Okay, I must admit that my Toronto Maple Leafs obsession might have gotten the best of me as of late. Game Four was not a game but a maniacal phantasmagoria in double time that extended for an eternity and then vanished in a haze. Phanuef’s missed hit, the shot under Reimer’s arm, the shot off the post, just wide, the 5-3 power play, the Kadri high stick, the giveaways – oh the giveaways!…it all went around in a rotor until I started to descend into an abyss. What could they have done for a better result? How do they make the puck bounce to the right and not the left? Damn Bruins. Damn undeserving, plodding, bumbling Bruins! I sat mute, inert, unable to think. Nothing.
I couldn’t write the next day. I couldn’t focus on anything and so took my axe and straightened out my pile of wood, split log after log – take that Krejci and Chara! – restructured every piece of the 2,000 into an indomitable wall.Ready for Game Five.

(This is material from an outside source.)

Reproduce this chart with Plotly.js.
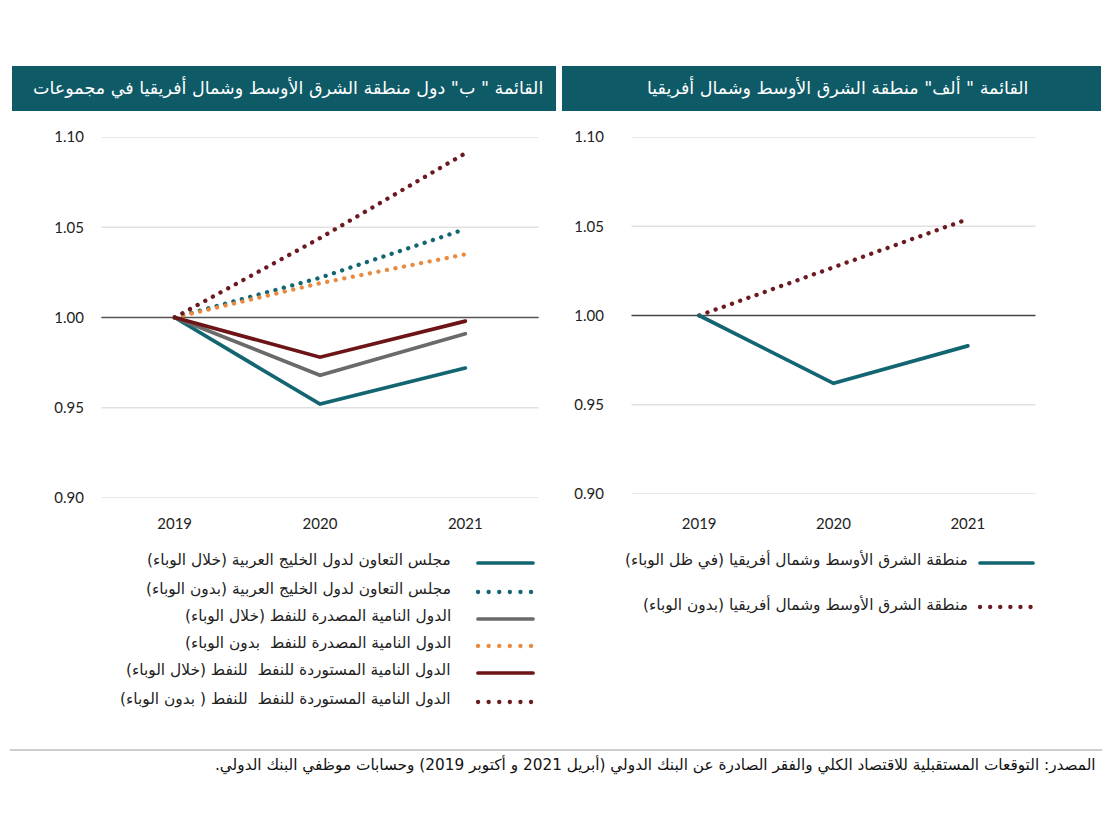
<!DOCTYPE html>
<html>
<head>
<meta charset="utf-8">
<script src="https://cdn.plot.ly/plotly-3.0.1.min.js"></script>
<style>
  html, body { margin: 0; padding: 0; background: #ffffff; }
  #chart { width: 1114px; height: 813px; }
  .js-line, .shapelayer path { stroke-linecap: round; }
</style>
</head>
<body>
<div id="chart"></div>
<script>
// ---------- data ----------
const years = ['2019', '2020', '2021'];

// Panel B (left): MENA country groups
const gccWith       = [1.000, 0.952, 0.972];
const gccWithout    = [1.000, 1.022, 1.049];
const exportWith    = [1.000, 0.968, 0.991];
const exportWithout = [1.000, 1.019, 1.035];
const importWith    = [1.000, 0.978, 0.998];
const importWithout = [1.000, 1.044, 1.091];

// Panel A (right): MENA region
const menaWith    = [1.000, 0.962, 0.983];
const menaWithout = [1.000, 1.027, 1.054];

const yTickVals = [0.90, 0.95, 1.00, 1.05, 1.10];
const yTickText = ['0.90', '0.95', '1.00', '1.05', '1.10'];
const baseline = 1.00;

const leftNames = [
  'مجلس التعاون لدول الخليج العربية (خلال الوباء)',
  'مجلس التعاون لدول الخليج العربية (بدون الوباء)',
  'الدول النامية المصدرة للنفط (خلال الوباء)',
  'الدول النامية المصدرة للنفط  بدون الوباء)',
  'الدول النامية المستوردة للنفط  للنفط (خلال الوباء)',
  'الدول النامية المستوردة للنفط  للنفط ( بدون الوباء)'
];
const rightNames = [
  'منطقة الشرق الأوسط وشمال أفريقيا (في ظل الوباء)',
  'منطقة الشرق الأوسط وشمال أفريقيا (بدون الوباء)'
];
const titleLeft  = 'القائمة " ب" دول منطقة الشرق الأوسط وشمال أفريقيا في مجموعات';
const titleRight = 'القائمة " ألف" منطقة الشرق الأوسط وشمال أفريقيا';
const sourceText = 'المصدر: التوقعات المستقبلية للاقتصاد الكلي والفقر الصادرة عن البنك الدولي (أبريل 2021 و أكتوبر 2019) وحسابات موظفي البنك الدولي.';

// ---------- styles ----------
const W = 1114, H = 813;
const px = v => v / W;
const py = v => 1 - v / H;
const rtl = s => '\u202B' + s + '\u202C';

const TEAL = '#136571', GRAY = '#6a6a6a', RED = '#6d1416', ORANGE = '#e98a3e', DRED = '#6a1a20';
const DOT = '0.1px,8.6px';
const FONT = 'Lato, "Open Sans", sans-serif';
const AFONT = '"DejaVu Sans", "Noto Sans", sans-serif';

const leftSeries = [
  {y: gccWith,       color: TEAL,   dash: 'solid'},
  {y: gccWithout,    color: TEAL,   dash: DOT},
  {y: exportWith,    color: GRAY,   dash: 'solid'},
  {y: exportWithout, color: ORANGE, dash: DOT},
  {y: importWith,    color: RED,    dash: 'solid'},
  {y: importWithout, color: DRED,   dash: DOT}
];
const rightSeries = [
  {y: menaWith,    color: TEAL, dash: 'solid'},
  {y: menaWithout, color: DRED, dash: DOT}
];

const traces = [];
// dotted first, solid on top
[1,3,5,0,2,4].forEach(i => {
  const s = leftSeries[i];
  traces.push({x: years, y: s.y, xaxis: 'x', yaxis: 'y', type: 'scatter', mode: 'lines',
    line: {color: s.color, width: s.dash === 'solid' ? 3.7 : 4.3, dash: s.dash}, name: leftNames[i],
    showlegend: false, hoverinfo: 'skip'});
});
[1,0].forEach(i => {
  const s = rightSeries[i];
  traces.push({x: years, y: s.y, xaxis: 'x2', yaxis: 'y2', type: 'scatter', mode: 'lines',
    line: {color: s.color, width: s.dash === 'solid' ? 3.7 : 4.3, dash: s.dash}, name: rightNames[i],
    showlegend: false, hoverinfo: 'skip'});
});

const xax = (domain, standoff) => ({
  domain: domain, type: 'category', range: [-0.5, 2.5], showgrid: false, zeroline: false,
  showline: false, ticks: '', ticklabelstandoff: standoff,
  tickfont: {family: FONT, size: 15, color: '#222'}, fixedrange: true
});
const yax = (domain, anchor, standoff) => ({
  domain: domain, anchor: anchor, range: [0.90, 1.10], tickvals: yTickVals, ticktext: yTickText,
  showgrid: false, zeroline: false, showline: false,
  ticks: '', ticklabelstandoff: standoff, tickfont: {family: FONT, size: 15, color: '#222'}, fixedrange: true
});

const shapes = [
  // title bars
  {type: 'rect', xref: 'paper', yref: 'paper', x0: px(12), x1: px(556), y0: py(111), y1: py(66),
   fillcolor: '#0e5a67', line: {width: 0}, layer: 'below'},
  {type: 'rect', xref: 'paper', yref: 'paper', x0: px(562), x1: px(1101), y0: py(111), y1: py(66),
   fillcolor: '#0e5a67', line: {width: 0}, layer: 'below'}
];
// gridlines (light) then baseline (dark) in each panel
[['x', 'y', '#555', 1.6], ['x2', 'y2', '#444', 1.3]].forEach(([xa, ya, bc, bw]) => {
  yTickVals.filter(v => v !== baseline).forEach(v => {
    shapes.push({type: 'line', xref: xa + ' domain', yref: ya, x0: 0, x1: 1, y0: v, y1: v,
      line: {color: '#e1e1e1', width: 1.5}, layer: 'below'});
  });
  shapes.push({type: 'line', xref: xa + ' domain', yref: ya, x0: 0, x1: 1, y0: baseline, y1: baseline,
    line: {color: bc, width: bw}, layer: 'below'});
});
// bottom rule
shapes.push({type: 'line', xref: 'paper', yref: 'paper', x0: px(10), x1: px(1102), y0: py(750), y1: py(750),
  line: {color: '#9a9a9a', width: 1}});

const annotations = [
  {xref: 'paper', yref: 'paper', x: px(545), y: py(88), xanchor: 'right', yanchor: 'middle',
   text: rtl(titleLeft), showarrow: false, font: {family: AFONT, size: 17.5, color: '#ffffff'}},
  {xref: 'paper', yref: 'paper', x: px(1030), y: py(88), xanchor: 'right', yanchor: 'middle',
   text: rtl(titleRight), showarrow: false, font: {family: AFONT, size: 17.5, color: '#ffffff'}},
  {xref: 'paper', yref: 'paper', x: px(1098), y: py(765), xanchor: 'right', yanchor: 'middle',
   text: rtl(sourceText), showarrow: false, font: {family: AFONT, size: 15.3, color: '#111'}}
];

// legend, left panel
const leftRows = [563, 592, 619, 646, 673, 702];
leftSeries.forEach((s, i) => {
  annotations.push({xref: 'paper', yref: 'paper', x: px(453), y: py(leftRows[i] - 3), xanchor: 'right', yanchor: 'middle',
    text: rtl(leftNames[i]), showarrow: false, font: {family: AFONT, size: 15.4, color: '#222'}});
  shapes.push({type: 'line', xref: 'paper', yref: 'paper', x0: px(478), x1: px(533), y0: py(leftRows[i]), y1: py(leftRows[i]),
    line: {color: s.color, width: s.dash === 'solid' ? 3.7 : 4.3, dash: s.dash === 'solid' ? 'solid' : '0.1px,10.5px'}});
});
// legend, right panel
const rightRows = [563, 607];
rightSeries.forEach((s, i) => {
  annotations.push({xref: 'paper', yref: 'paper', x: px(970), y: py(rightRows[i] - 3), xanchor: 'right', yanchor: 'middle',
    text: rtl(rightNames[i]), showarrow: false, font: {family: AFONT, size: 15.4, color: '#222'}});
  shapes.push({type: 'line', xref: 'paper', yref: 'paper', x0: px(980), x1: px(1033), y0: py(rightRows[i]), y1: py(rightRows[i]),
    line: {color: s.color, width: s.dash === 'solid' ? 3.7 : 4.3, dash: s.dash === 'solid' ? 'solid' : '0.1px,10px'}});
});

const layout = {
  width: W, height: H, margin: {l: 0, r: 0, t: 0, b: 0},
  paper_bgcolor: '#ffffff', plot_bgcolor: '#ffffff', showlegend: false,
  xaxis: Object.assign(xax([px(102), px(538)], 15), {anchor: 'y'}),
  yaxis: yax([py(498), py(137)], 'x', 17),
  xaxis2: Object.assign(xax([px(632), px(1035)], 19), {anchor: 'y2'}),
  yaxis2: yax([py(494), py(137)], 'x2', 27),
  shapes: shapes,
  annotations: annotations
};

Plotly.newPlot('chart', traces, layout, {displayModeBar: false, staticPlot: true});
</script>
</body>
</html>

I wrecked my knee while coaching indoor soccer in 1998. (I believe I uttered an expletive or two at that moment.) I had surgery to repair my torn ACL and then did rehab for some weeks to follow. “Use the elliptical,” my physical therapist instructed. “That’s the best thing to do.” I have taken his advice to the extreme. Since then, I have been on that crazy looking machine about 1600 times (an hour or so each time) at eleven different gyms until I finally moved into a building with its own machine. I’ve been on this machine almost every day for the past nine months, averaging 1200 calories per session and getting my resting heart rate down to 49. It’s hard at first, especially in the morning, because my body doesn’t want to start; it knows what’s next. The first few minutes is a warm-up, getting the blood and lungs to work, and then it’s time to establish a more intensive rate, time to turn off the TV – no moreNY1 – and get into the music. (Nothing Is perhaps?) Minute 12 is the first real sign post. “How far am I off my pace? How much do I have to make up?” It is a matter of settling in and focusing on what’s ahead. Thoughts finally begin to move: an email to be written, a facebook message returned, a cheque cashed, schedules checked. And then the real ideas start to come, maybe halfway through: a scene that doesn’t work, stilted dialogue, a character developed, a new direction. Each and everything – the emails and scenes, all of them – must be reviewed, numbered in my head, so that they aren’t lost with all the sweat. The last ten minutes is for recounting the ideas one by one, reviewing the list time and again, and working toward the final numbers: calories burned and ideas logged. Today it was 1208 and 5, the last one of these for this blog.